The letterpress text on the certificate attests that the attached veil fragment covered the statue of the Virgin and Child on Maundy Thursday and Good Friday, and that it also touched the Holy Dress of the Virgin and the Holy Bowl, two other powerful relics kept in the Holy House.

At the center of the sheet is a woodcut of the cult statue being transported atop the Virgin’s original house in Palestine. The custodian indicated that the certificate was given “Gratis” or free of charge, wrote the date on which the relic was certified, “24 Marzo 1736,” and signed his name and title: “Gioseppe Santoni Custode della S.a Casa.”
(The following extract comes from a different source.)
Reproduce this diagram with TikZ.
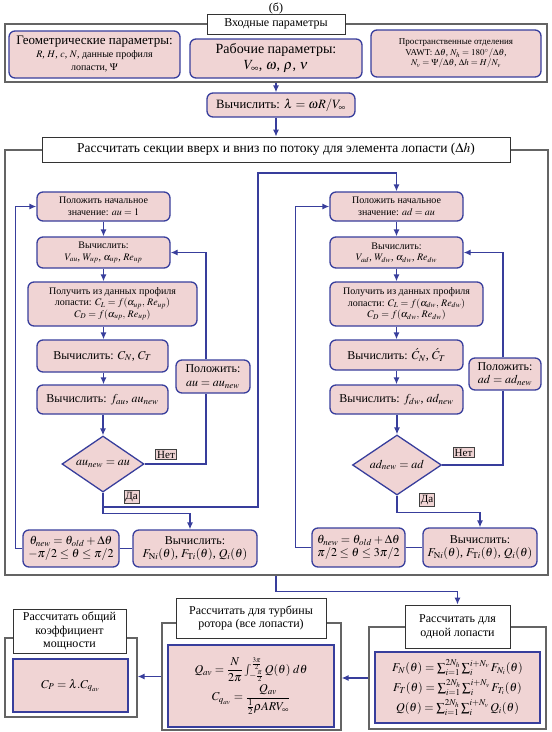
\documentclass[tikz,border=0pt]{standalone}
\usepackage{amsmath}
\usepackage{mathptmx}
\usepackage{fontspec}
\setmainfont{Liberation Serif}
\usepackage{tikz}
\usetikzlibrary{arrows.meta,shapes.geometric}

\definecolor{boxpink}{RGB}{240,212,212}
\definecolor{boxblue}{RGB}{56,62,156}
\definecolor{framegray}{RGB}{100,100,100}

\begin{document}
\begin{tikzpicture}[x=1pt, y=-1pt, >=Latex, font=\fontsize{12}{13.5}\selectfont,
  block/.style={draw=boxblue, fill=boxpink, line width=1.3pt, rounded corners=6pt, align=center, inner sep=1pt},
  small/.style={font=\fontsize{10}{11.5}\selectfont},
  tiny/.style={font=\fontsize{9}{10.5}\selectfont},
  decision/.style={diamond, aspect=1.5, draw=boxblue, fill=boxpink, line width=1.3pt, inner sep=0pt},
  answer/.style={draw=black!75, fill=boxpink, line width=0.6pt, inner sep=1.5pt, font=\fontsize{11}{12}\selectfont},
  legend/.style={draw=black!80, fill=white, line width=0.8pt, align=center, inner sep=1pt},
  frame/.style={draw=framegray, line width=1.2pt, inner sep=0pt},
  result/.style={draw=boxblue, fill=boxpink, line width=1.3pt, align=center, inner sep=1pt},
  flow/.style={draw=boxblue, line width=1.3pt, -{Latex[length=7pt,width=6pt]}},
  link/.style={draw=boxblue, line width=1.3pt}]

  \useasboundingbox (0,0) rectangle (552,732);

  % Input parameters
  \node (caption) at (276,8) {(б)};
  \node[frame, minimum width=542, minimum height=58] (inputs) at (276,53) {};
  \node[legend, minimum width=138, minimum height=20] (intitle) at (276,24) {Входные параметры};
  \node[block, minimum width=171, minimum height=47, font=\fontsize{13}{14}\selectfont] (geo) at (94.5,54.5)
    {Геометрические параметры:\\[-1pt] {\fontsize{10}{11.5}\selectfont $R$, $H$, $c$, $N$, данные профиля}\\[-1pt] {\fontsize{10}{11.5}\selectfont лопасти, $\Psi$}};
  \node[block, minimum width=172, minimum height=39, font=\fontsize{14}{16}\selectfont] (work) at (276,58.5)
    {Рабочие параметры:\\ $V_{\infty}$, $\omega$, $\rho$, $\nu$};
  \node[block, tiny, minimum width=170, minimum height=47] (space) at (456,53.5)
    {Пространственные отделения\\ VAWT: $\Delta\theta$, $N_h = 180^{\circ}/\Delta\theta$,\\ $N_v = \Psi/\Delta\theta$, $\Delta h = H/N_v$};

  \node[block, minimum width=148, minimum height=24, font=\fontsize{12.7}{14}\selectfont] (lam) at (281,105) {Вычислить: $\lambda = \omega R/V_{\infty}$};
  \draw[flow] (inputs.south) -- (inputs.south |- lam.north);

  % Up- and downstream sections
  \node[frame, minimum width=543, minimum height=425] (calc) at (276.5,362.5) {};
  \node[legend, minimum width=468, minimum height=25, font=\fontsize{13.5}{15}\selectfont] (calctitle) at (276,149.5)
    {Рассчитать секции вверх и вниз по потоку для элемента лопасти ($\Delta h$)};
  \draw[flow] (lam.south -| inputs.south) -- (calctitle.north -| inputs.south);

  % Upstream loop
  \node[block, small, minimum width=133, minimum height=29] (uinit) at (103.5,206.5) {Положить начальное\\ значение: $au = 1$};
  \node[block, small, minimum width=133, minimum height=31] (uvel) at (103.5,252.5) {Вычислить:\\ $V_{au}$, $W_{up}$, $\alpha_{up}$, $Re_{up}$};
  \node[block, small, minimum width=169, minimum height=44] (ucoef) at (112.5,304)
    {Получить из данных профиля\\ лопасти: $C_L = f(\alpha_{up},\, Re_{up})$\\ $C_D = f(\alpha_{up},\, Re_{up})$};
  \node[block, minimum width=131, minimum height=32] (ucn) at (102.5,356) {Вычислить: $C_N$, $C_T$};
  \node[block, minimum width=131, minimum height=29] (uf) at (102.5,399.5) {Вычислить: $f_{au}$, $au_{new}$};
  \node[decision, minimum width=82, minimum height=56] (udia) at (103,464) {$au_{new} = au$};
  \node[answer] (uno) at (166,454.5) {Нет};
  \node[answer] (uyes) at (131.5,497) {Да};
  \node[block, minimum width=74, minimum height=33] (uset) at (213,376.5) {Положить:\\ $au = au_{new}$};
  \node[block, minimum width=124, minimum height=37] (uforce) at (195,548.5)
    {Вычислить:\\ $F_{\mathrm{N}i}(\theta)$, $F_{\mathrm{T}i}(\theta)$, $Q_i(\theta)$};
  \node[block, minimum width=96, minimum height=37] (utheta) at (71,548.5)
    {$\theta_{new} = \theta_{old} + \Delta\theta$\\ $-\pi/2 \le \theta \le \pi/2$};

  \draw[flow] (uinit) -- (uvel);
  \draw[flow] (uvel.south) -- (uvel.south |- ucoef.north);
  \draw[flow] (ucoef.south -| uvel.south) -- (ucn.north -| uvel.south);
  \draw[flow] (ucn.south -| uvel.south) -- (uf.north -| uvel.south);
  \draw[flow] (uf.south -| udia.north) -- (udia.north);
  \draw[link] (udia.east) -| ([xshift=-7pt]uset.south);
  \draw[flow] ([xshift=-7pt]uset.north) |- (uvel.east);
  \draw[flow] (udia.south) -- ++(0,21) -| ([xshift=-5pt]uforce.north);
  \draw[link] (utheta) -- (uforce);
  \draw[flow] (utheta.west) -- ++(-7,0) |- (uinit.west);

  % Downstream loop
  \node[block, small, minimum width=133, minimum height=29] (dinit) at (396.5,206.5) {Положить начальное\\ значение: $ad = au$};
  \node[block, small, minimum width=133, minimum height=31] (dvel) at (396.5,252.5) {Вычислить:\\ $V_{ad}$, $W_{dw}$, $\alpha_{dw}$, $Re_{dw}$};
  \node[block, small, minimum width=153, minimum height=44] (dcoef) at (406.5,304)
    {Получить из данных профиля\\ лопасти: $C_L = f(\alpha_{dw},\, Re_{dw})$\\ $C_D = f(\alpha_{dw},\, Re_{dw})$};
  \node[block, minimum width=133, minimum height=30] (dcn) at (396.5,355) {Вычислить: $\acute{C}_N$, $\acute{C}_T$};
  \node[block, minimum width=133, minimum height=29] (df) at (396.5,399.5) {Вычислить: $f_{dw}$, $ad_{new}$};
  \node[decision, minimum width=89, minimum height=60] (ddia) at (397,465) {$ad_{new} = ad$};
  \node[answer] (dno) at (463.5,452.5) {Нет};
  \node[answer] (dyes) at (427,500) {Да};
  \node[block, minimum width=72, minimum height=32] (dset) at (505,374) {Положить:\\ $ad = ad_{new}$};
  \node[block, minimum width=114, minimum height=39] (dforce) at (480,547.5)
    {Вычислить:\\ $F_{\mathrm{N}i}(\theta)$, $F_{\mathrm{T}i}(\theta)$, $Q_i(\theta)$};
  \node[block, minimum width=93, minimum height=39] (dtheta) at (358.5,547.5)
    {$\theta_{new} = \theta_{old} + \Delta\theta$\\ $\pi/2 \le \theta \le 3\pi/2$};

  \draw[flow] (dinit) -- (dvel);
  \draw[flow] (dvel.south) -- (dvel.south |- dcoef.north);
  \draw[flow] (dcoef.south -| dvel.south) -- (dcn.north -| dvel.south);
  \draw[flow] (dcn) -- (df);
  \draw[flow] (df.south -| ddia.north) -- (ddia.north);
  \draw[link] (ddia.east) -| ([xshift=-2pt]dset.south);
  \draw[flow] ([xshift=-2pt]dset.north) |- (dvel.east);
  \draw[flow] (ddia.south) -- ++(0,17) -| (dforce.north);
  \draw[link] (dtheta) -- (dforce);
  \draw[flow] (dtheta.west) -- ++(-16,0) |- (dinit.west);

  % From upstream "yes" over to the downstream start
  \draw[flow] (udia.south) |- (258,507) -- (258,173) -| (dinit.north);

  % Results
  \node[frame, minimum width=177, minimum height=102] (single) at (457.5,678) {};
  \node[legend, minimum width=105, minimum height=43] (singtitle) at (457.5,626.5) {Рассчитать для\\ одной лопасти};
  \node[result, minimum width=165, minimum height=71] (singbox) at (457.5,687.5)
    {$F_N(\theta) = \sum_{i=1}^{2N_h}\sum_{i}^{i+N_v} F_{N_i}(\theta)$\\[3pt]
     $F_T(\theta) = \sum_{i=1}^{2N_h}\sum_{i}^{i+N_v} F_{T_i}(\theta)$\\[3pt]
     $Q(\theta) = \sum_{i=1}^{2N_h}\sum_{i}^{i+N_v} Q_i(\theta)$};

  \node[frame, minimum width=179, minimum height=107] (rotor) at (251.5,676.5) {};
  \node[legend, minimum width=150, minimum height=40] (rotortitle) at (251,618) {Рассчитать для турбины\\ ротора (все лопасти)};
  \node[result, minimum width=166, minimum height=82] (rotorbox) at (251,686)
    {$Q_{av} = \dfrac{N}{2\pi}\int_{-\frac{\pi}{2}}^{\frac{3\pi}{2}} Q(\theta)\; d\theta$\\[2pt]
     $C_{q_{av}} = \dfrac{Q_{av}}{\frac{1}{2}\rho A R V_{\infty}}$};

  \node[frame, minimum width=132, minimum height=79] (power) at (71,677.5) {};
  \node[legend, minimum width=113, minimum height=44] (powertitle) at (69.5,631) {Рассчитать общий\\ коэффициент\\ мощности};
  \node[result, minimum width=115, minimum height=53] (powerbox) at (70.5,685.5) {$C_P = \lambda.C_{q_{av}}$};

  \draw[flow] (calc.south -| inputs.south) -- ++(0,16) -| (singtitle.north);
  \draw[flow] (single.west) -- (single.west -| rotor.east);
  \draw[flow] (rotor.west) -- (rotor.west -| power.east);
\end{tikzpicture}
\end{document}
No other examples of this contact relic broadside are recorded, making this a unique survival of popular Roman Catholic veneration.

 

The story of the Santa Casa ranks among the more unusual legends from the Middle Ages. The house in Nazareth—where the Virgin was born and later conceived Jesus through the Holy Spirit—was carried in 1291 by angels to Tersatto (now Trsat, Croatia). In 1294, angels carried the House across the Adriatic to a grove near Ancona. It then was removed in 1295 to a hill near Recanati and then less than a year later to nearby Monte Prodo, not far from Loreto. In 1296, the Santa Casa was at last moved to its present location. It became one of the most popular pilgrimages sites in Christendom.

The veil fabric given to Loreto pilgrims is an example of a “touch relic” (also called “contact relics” and “secondary relics”), that is to say an object, in this case a veil, that came in direct contact with a saint’s primary relic (e.g., a body part or personal item owned by the saint). Other pilgrim-oriented touch relics from Loreto include engraved “envelopes” containing dust from the Holy House, as well as replicas of the Holy Bowl made of clay to which such dust was added. Examples of both are also held in the Sheridan Libraries’ Women of the Book Collection.